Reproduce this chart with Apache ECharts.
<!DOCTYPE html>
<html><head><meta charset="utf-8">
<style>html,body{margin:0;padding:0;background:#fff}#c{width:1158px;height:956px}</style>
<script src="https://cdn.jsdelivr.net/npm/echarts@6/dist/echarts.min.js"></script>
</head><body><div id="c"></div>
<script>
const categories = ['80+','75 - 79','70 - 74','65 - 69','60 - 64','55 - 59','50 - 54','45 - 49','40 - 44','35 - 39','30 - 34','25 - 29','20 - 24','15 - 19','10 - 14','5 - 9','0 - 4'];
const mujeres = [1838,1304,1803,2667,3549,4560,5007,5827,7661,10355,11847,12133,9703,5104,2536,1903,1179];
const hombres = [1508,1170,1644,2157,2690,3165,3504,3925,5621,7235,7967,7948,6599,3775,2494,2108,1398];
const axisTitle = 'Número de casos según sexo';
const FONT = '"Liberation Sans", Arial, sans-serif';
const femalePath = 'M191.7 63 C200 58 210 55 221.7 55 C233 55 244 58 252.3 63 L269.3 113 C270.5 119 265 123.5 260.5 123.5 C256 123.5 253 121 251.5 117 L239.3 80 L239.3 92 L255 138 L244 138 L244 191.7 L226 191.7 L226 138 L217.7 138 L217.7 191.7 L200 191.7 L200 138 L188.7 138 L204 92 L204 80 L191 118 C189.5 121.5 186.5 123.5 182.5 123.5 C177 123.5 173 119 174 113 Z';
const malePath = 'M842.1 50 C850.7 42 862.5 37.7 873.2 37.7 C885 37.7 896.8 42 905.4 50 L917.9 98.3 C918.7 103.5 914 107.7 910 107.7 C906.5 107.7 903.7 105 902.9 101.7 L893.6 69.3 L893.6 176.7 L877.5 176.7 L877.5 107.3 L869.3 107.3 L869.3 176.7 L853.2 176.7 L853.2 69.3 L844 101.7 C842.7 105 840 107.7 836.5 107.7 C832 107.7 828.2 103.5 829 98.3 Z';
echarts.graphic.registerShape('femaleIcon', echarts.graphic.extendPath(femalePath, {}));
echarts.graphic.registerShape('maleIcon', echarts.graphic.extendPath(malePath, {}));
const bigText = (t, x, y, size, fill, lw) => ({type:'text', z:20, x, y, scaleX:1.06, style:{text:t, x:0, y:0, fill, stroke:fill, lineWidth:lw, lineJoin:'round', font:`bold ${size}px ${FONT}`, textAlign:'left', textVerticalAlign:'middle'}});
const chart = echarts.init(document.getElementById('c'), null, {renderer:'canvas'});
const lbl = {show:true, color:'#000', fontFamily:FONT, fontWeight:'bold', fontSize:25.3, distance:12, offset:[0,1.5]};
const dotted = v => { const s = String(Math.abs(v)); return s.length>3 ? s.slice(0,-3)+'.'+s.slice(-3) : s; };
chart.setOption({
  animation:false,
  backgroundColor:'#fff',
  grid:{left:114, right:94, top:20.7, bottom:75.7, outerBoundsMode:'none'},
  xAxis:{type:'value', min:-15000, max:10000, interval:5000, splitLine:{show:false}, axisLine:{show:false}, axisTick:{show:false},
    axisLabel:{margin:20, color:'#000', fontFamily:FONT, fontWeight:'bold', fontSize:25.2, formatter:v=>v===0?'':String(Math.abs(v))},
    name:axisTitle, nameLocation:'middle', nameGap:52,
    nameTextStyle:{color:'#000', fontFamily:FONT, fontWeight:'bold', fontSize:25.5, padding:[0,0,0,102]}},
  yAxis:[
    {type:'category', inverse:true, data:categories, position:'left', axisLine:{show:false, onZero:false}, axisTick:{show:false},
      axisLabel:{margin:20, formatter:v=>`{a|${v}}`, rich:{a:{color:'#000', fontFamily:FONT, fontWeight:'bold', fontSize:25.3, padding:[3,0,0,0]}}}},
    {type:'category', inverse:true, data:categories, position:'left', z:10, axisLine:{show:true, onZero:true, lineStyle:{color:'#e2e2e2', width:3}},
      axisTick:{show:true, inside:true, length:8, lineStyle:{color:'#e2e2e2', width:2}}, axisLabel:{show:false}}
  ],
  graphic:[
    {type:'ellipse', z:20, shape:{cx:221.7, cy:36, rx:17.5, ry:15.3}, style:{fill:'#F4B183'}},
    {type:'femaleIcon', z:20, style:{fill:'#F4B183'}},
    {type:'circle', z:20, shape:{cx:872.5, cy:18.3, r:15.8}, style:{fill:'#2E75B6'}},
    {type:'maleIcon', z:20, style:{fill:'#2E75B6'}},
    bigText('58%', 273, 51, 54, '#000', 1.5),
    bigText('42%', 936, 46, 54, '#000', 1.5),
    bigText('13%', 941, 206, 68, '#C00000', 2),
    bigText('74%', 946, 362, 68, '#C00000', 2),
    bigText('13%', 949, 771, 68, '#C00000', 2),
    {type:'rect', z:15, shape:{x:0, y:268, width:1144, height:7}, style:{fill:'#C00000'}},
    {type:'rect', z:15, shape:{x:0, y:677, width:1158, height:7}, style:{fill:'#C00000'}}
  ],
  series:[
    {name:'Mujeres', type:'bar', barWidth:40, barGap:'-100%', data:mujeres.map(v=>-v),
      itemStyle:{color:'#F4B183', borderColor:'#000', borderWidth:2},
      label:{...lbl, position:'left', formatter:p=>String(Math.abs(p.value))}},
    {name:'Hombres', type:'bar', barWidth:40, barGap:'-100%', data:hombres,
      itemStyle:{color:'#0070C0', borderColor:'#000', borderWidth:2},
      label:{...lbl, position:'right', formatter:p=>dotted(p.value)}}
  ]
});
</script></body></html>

▬▬▬

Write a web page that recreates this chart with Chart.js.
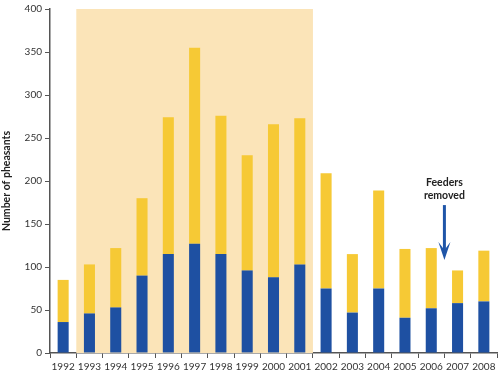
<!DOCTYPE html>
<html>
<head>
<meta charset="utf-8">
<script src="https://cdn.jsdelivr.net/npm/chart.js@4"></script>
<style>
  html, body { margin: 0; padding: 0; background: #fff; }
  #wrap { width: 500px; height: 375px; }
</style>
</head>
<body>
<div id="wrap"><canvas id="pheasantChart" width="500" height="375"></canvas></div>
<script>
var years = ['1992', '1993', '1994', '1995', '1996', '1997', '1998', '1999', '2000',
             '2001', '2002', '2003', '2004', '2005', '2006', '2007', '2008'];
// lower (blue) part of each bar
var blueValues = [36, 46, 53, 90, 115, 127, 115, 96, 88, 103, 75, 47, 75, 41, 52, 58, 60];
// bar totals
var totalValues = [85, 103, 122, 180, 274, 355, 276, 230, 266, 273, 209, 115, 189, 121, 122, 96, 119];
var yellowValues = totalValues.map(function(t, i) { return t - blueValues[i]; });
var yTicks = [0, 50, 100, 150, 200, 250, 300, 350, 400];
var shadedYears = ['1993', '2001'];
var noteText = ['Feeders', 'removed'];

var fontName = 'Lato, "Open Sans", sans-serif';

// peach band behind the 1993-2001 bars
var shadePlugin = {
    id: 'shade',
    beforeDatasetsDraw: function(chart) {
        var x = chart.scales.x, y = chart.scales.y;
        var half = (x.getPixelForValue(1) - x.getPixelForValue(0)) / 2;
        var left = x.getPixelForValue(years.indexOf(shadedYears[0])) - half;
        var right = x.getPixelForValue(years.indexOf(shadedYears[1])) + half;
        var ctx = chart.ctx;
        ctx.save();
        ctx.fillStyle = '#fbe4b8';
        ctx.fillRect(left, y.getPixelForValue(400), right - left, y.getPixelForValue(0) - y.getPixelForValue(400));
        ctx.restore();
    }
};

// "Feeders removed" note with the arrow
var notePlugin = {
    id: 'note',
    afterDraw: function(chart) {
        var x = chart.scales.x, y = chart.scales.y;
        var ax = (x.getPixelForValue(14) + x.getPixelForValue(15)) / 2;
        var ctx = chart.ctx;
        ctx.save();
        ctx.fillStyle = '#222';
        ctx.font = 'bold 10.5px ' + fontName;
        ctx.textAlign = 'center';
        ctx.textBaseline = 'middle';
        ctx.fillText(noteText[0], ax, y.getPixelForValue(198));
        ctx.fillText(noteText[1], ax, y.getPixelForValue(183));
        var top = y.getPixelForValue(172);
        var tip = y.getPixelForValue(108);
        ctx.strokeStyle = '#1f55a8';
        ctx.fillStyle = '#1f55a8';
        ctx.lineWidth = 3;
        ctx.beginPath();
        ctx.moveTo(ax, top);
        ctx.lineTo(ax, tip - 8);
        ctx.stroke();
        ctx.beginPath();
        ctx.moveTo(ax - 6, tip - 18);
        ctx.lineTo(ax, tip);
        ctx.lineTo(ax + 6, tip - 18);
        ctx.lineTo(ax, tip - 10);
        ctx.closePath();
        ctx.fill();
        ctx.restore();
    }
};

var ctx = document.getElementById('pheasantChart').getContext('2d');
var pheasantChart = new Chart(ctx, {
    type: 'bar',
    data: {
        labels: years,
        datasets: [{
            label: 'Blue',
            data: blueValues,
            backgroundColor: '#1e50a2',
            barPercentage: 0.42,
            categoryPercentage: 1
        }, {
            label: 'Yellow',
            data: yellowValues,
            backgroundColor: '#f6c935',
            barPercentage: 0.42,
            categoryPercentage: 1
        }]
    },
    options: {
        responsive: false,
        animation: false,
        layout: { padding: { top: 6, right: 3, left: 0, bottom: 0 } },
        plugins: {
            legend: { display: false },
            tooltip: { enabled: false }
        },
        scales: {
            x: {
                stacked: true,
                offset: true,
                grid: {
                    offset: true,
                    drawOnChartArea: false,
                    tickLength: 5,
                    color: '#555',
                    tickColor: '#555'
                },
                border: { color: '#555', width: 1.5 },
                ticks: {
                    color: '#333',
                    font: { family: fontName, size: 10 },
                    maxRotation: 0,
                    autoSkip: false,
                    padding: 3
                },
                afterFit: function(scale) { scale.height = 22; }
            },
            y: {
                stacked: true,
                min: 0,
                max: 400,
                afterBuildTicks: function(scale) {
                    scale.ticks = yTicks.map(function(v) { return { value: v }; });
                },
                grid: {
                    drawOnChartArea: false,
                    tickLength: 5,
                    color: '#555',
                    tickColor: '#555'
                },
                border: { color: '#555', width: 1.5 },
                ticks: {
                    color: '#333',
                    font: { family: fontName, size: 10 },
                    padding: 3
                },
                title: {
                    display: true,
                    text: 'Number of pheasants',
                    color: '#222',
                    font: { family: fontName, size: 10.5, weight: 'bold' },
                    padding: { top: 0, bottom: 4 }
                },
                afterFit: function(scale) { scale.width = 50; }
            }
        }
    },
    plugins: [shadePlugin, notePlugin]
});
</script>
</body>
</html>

▬▬▬

**AIM OF THE EXERCISE**
Identify each line containing the string "with" and copy it out.

**ANSWER BELOW**
Reproduce this chart with Apache ECharts.
Write a web page that recreates this chart with Chart.js.
// "Feeders removed" note with the arrow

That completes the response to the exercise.